→ **Task to complete**:
Return each line holding the string "recreates".

→ **Entries**:
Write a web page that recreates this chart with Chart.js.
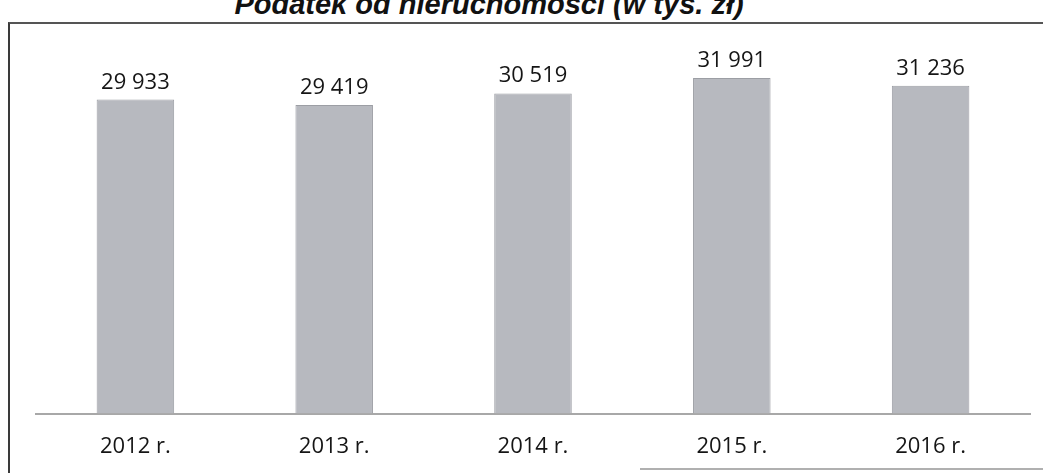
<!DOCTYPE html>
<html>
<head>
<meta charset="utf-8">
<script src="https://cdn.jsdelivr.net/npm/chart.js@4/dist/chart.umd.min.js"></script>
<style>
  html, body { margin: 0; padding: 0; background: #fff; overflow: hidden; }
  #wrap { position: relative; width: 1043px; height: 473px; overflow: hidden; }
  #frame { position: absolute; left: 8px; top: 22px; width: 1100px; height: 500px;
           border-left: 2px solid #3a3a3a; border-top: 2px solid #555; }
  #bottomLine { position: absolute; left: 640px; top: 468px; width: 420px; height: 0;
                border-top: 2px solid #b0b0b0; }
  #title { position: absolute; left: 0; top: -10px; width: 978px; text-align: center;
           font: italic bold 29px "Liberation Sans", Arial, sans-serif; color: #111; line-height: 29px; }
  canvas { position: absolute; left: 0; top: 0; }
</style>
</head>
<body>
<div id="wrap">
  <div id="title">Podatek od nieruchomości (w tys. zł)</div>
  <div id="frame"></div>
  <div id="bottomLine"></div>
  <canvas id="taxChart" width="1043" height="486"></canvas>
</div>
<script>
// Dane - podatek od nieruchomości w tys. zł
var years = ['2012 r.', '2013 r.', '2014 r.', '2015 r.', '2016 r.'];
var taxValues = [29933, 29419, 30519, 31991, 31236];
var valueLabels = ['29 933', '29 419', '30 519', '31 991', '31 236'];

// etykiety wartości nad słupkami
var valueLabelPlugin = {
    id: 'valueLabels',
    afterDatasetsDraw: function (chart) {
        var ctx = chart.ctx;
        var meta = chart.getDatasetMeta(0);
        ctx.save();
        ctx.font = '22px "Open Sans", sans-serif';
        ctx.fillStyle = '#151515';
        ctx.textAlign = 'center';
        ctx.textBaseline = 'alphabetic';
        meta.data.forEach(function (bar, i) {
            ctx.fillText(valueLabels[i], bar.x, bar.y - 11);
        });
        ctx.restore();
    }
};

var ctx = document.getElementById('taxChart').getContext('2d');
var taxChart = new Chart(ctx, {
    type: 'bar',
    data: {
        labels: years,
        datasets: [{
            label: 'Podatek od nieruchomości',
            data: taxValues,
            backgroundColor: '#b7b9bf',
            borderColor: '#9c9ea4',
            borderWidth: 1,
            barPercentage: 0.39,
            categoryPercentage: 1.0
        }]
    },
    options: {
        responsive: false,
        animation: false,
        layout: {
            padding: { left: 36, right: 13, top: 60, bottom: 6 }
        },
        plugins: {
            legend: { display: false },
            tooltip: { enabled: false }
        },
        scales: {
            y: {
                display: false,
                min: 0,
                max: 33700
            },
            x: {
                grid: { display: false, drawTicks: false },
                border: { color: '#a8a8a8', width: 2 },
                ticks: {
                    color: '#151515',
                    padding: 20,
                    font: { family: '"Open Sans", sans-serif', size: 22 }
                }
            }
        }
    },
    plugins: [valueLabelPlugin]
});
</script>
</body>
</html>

* * *

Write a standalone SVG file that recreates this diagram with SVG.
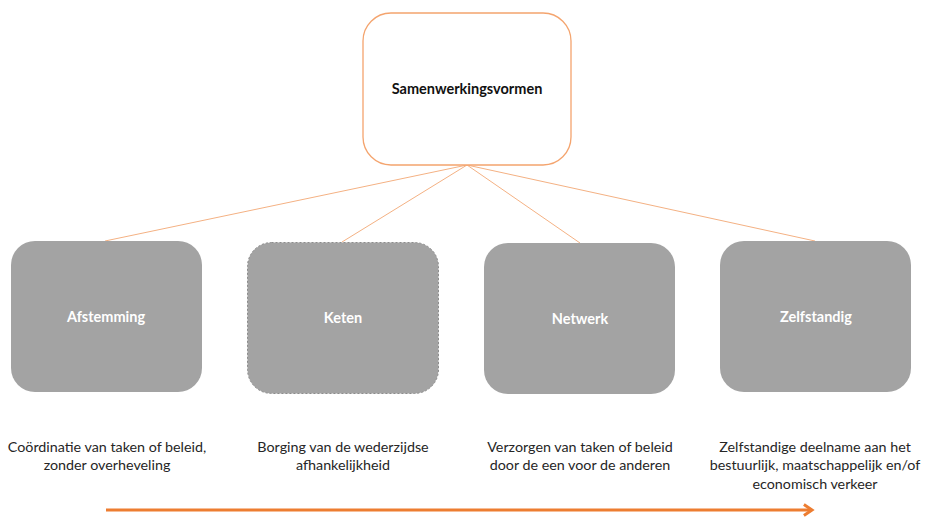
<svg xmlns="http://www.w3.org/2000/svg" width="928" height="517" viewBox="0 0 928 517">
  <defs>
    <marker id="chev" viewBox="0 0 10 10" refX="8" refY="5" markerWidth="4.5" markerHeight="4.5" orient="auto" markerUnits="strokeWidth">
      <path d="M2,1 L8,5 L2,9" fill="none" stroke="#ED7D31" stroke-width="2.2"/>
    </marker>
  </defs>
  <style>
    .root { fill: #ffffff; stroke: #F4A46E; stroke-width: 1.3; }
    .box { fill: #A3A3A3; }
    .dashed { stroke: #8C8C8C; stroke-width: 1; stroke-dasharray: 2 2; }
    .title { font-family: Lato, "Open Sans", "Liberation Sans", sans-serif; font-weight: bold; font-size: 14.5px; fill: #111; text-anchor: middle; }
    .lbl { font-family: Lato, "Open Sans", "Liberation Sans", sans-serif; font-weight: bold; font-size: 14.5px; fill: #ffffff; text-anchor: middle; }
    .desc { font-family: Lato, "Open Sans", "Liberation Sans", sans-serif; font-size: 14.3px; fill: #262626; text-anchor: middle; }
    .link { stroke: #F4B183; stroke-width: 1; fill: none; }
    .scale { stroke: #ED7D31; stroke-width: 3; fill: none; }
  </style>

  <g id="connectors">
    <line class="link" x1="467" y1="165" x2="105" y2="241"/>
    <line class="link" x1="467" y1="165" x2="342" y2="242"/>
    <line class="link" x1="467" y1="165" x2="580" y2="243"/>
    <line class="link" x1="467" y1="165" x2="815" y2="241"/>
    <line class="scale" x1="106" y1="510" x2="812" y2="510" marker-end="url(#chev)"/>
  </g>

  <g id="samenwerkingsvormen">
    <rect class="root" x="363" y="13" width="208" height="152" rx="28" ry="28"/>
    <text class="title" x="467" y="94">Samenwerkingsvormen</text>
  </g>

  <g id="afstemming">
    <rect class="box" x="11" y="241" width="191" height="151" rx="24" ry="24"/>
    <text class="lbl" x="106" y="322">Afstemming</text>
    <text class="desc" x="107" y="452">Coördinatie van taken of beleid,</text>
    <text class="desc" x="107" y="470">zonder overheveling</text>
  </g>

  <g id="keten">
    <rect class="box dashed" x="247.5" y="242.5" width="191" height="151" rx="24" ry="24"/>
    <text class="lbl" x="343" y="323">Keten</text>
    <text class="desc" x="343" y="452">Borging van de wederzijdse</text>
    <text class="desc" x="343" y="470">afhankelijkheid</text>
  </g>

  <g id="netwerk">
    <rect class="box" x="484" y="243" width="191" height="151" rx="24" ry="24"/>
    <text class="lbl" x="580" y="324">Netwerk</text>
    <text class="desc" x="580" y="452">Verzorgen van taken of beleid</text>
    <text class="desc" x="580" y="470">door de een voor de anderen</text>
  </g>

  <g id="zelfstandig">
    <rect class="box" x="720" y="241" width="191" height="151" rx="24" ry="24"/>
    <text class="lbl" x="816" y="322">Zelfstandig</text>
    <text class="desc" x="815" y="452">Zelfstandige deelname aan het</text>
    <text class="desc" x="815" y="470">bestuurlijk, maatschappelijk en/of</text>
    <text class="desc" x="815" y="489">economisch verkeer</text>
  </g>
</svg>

→ **Finished answer**:
Write a web page that recreates this chart with Chart.js.
Write a standalone SVG file that recreates this diagram with SVG.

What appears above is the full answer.